Game AI

A while back I was helping out on some AI for the game civil. I had a working A* path finding algorithm and most of a simple influence map before I ran out of free time. I've taken that work, decoupled it from the civil code and packaged it up here in case others would find it useful in some way.

Python A*

This A* implementation was built for a hex based map, but I tried to keep it generally applicable to a number of maps and have included the distance cost algorithms for 5 different map layouts (both grid and hex). The package includes C implementations of the distance cost functions and the distutils setup files to compile them.

There are a few other Python A* implementations that I know about. One is by Peter Norvig included in his AIMA Python code in support of his (IMO) very good AI textbook (I still have mine) AI: A Modern Approach.

Another python A*, quite fast according to the author Ivo Danihelka. See the shortPath() function. Here's a pygame thread on path finding where a good number of other python A* implementations are referenced.

Python Influence Map

For a good overview of influence maps read the article on a simple board game ai from generation5 or for more details you can read the newsgroup discussion on gameai.com or my local copy.
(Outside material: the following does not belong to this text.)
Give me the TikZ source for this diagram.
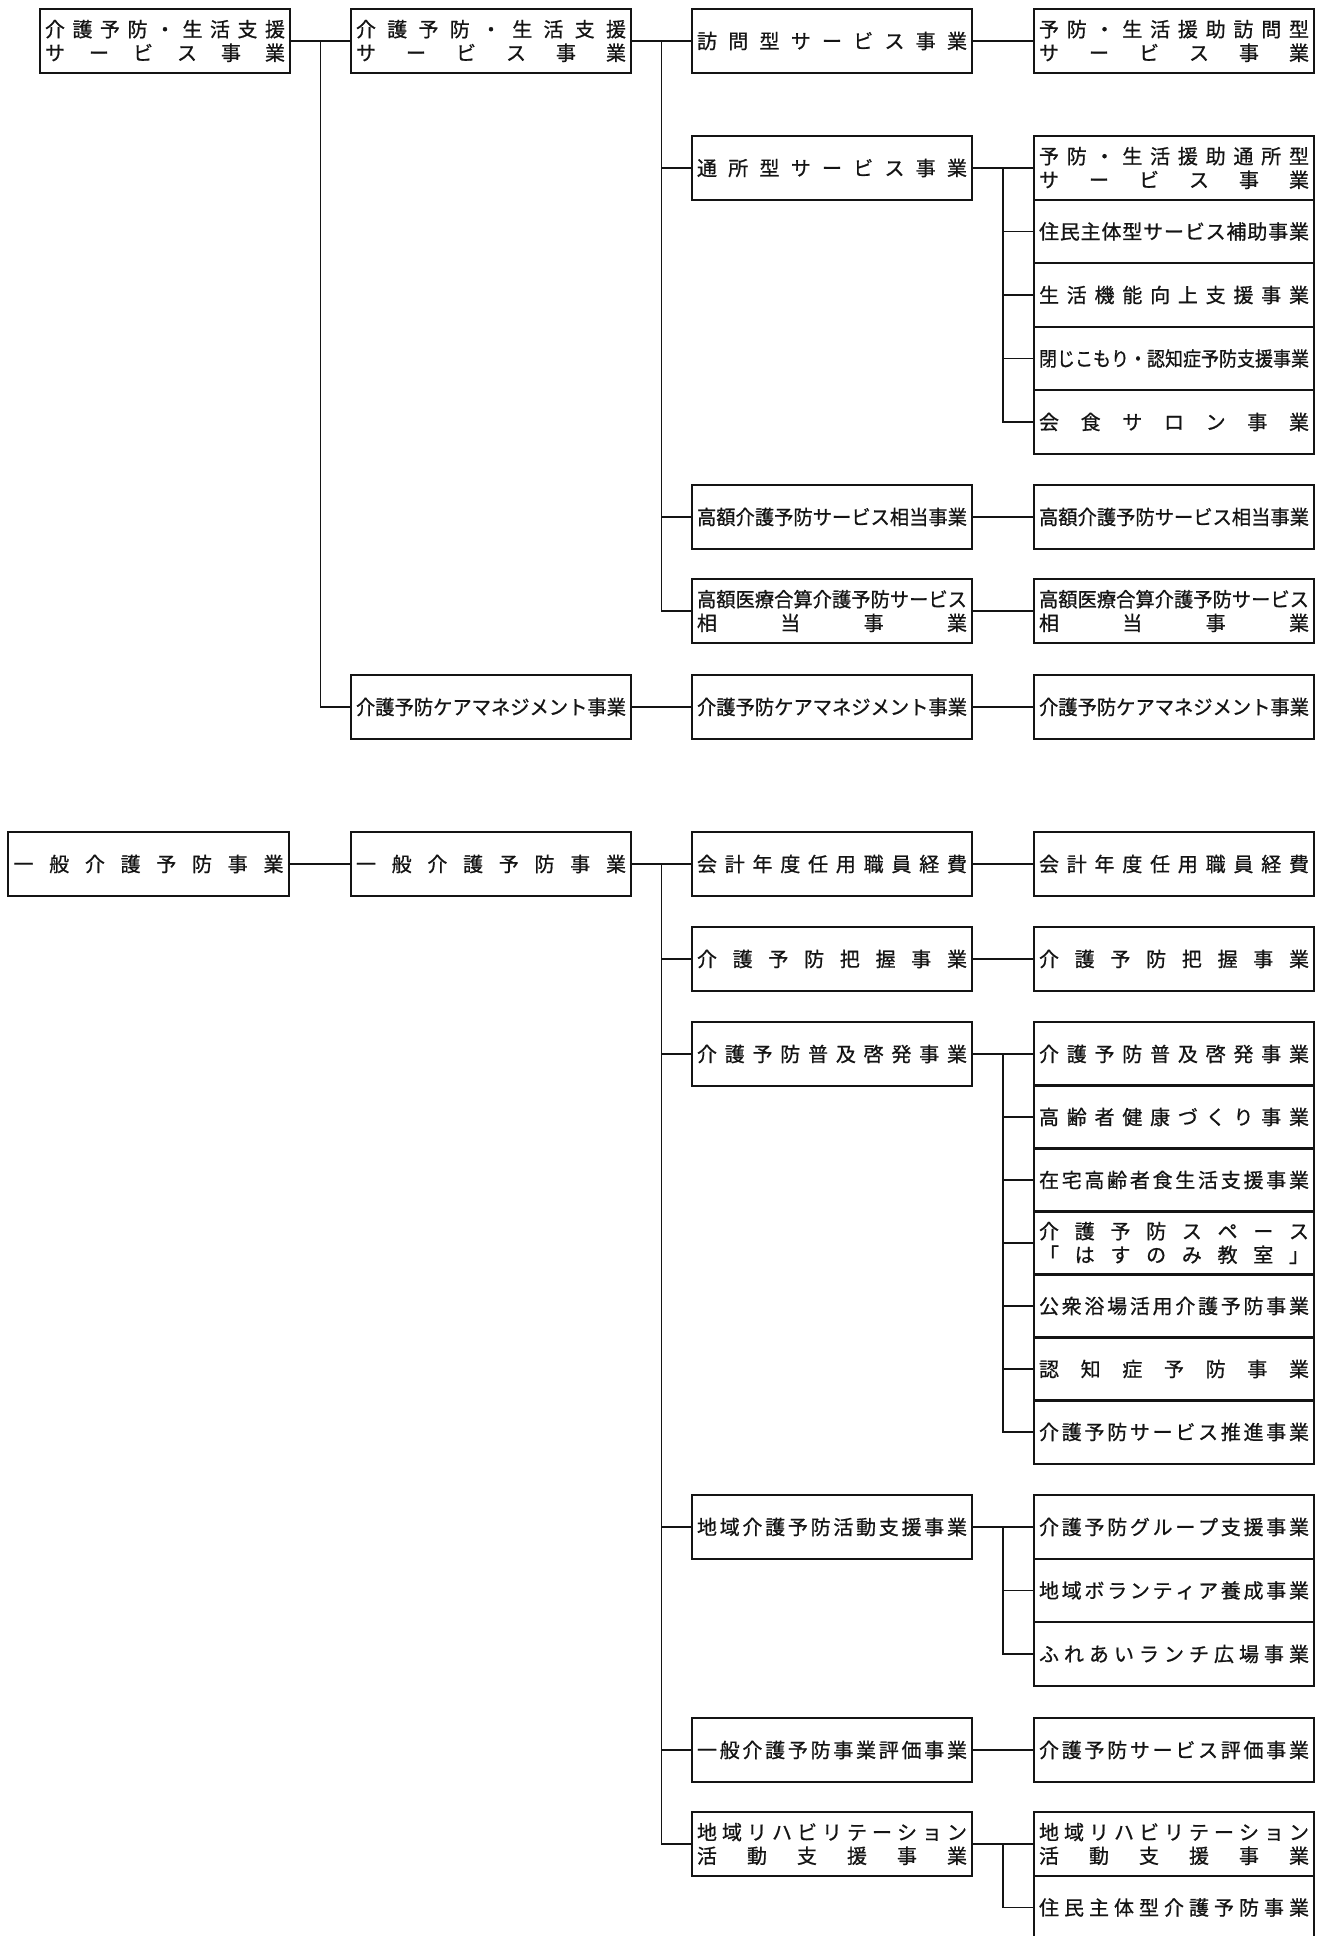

The influence map is still something of a work in progress. It uses Numeric and is fairly fast and includes a good bit of documentation in the source. If not usable out of the box, it should at least provide an interesting launching point as the Numeric code was a bit tricky to get right.

Python/C Heap

Note that Python 2.4 now comes with a C implementation of heapq making this redundant.

I needed a fast priority queue algorithm and had been using the pqueue module. But this module was never well suited for the A* being based on a Fibonacci heap. It also doesn't seem to be to actively maintained (its part of an old project for the author), wasn't widely distributed and I have no wish to adopt it (Fibonacci heaps are overly complicated). So I hunted around for a replacement. I tried the couple of python versions I can across [1] but was unhappy with their performance. The best of the two was the standard heapq.py module. It was easy to understand and I liked the fact that I could use the standard library as a fall back. So I reimplemented it in C. It works just like the pure python one but is nearly 20 times faster.

Just the C source.
heapq.c
I finally got around to making some disutils source packages. :)
heapqc.tar.bz2
heapqc.zip

[1] 2 implementations in ASPN's python cookbook. and the heapq.py module in python 2.3+.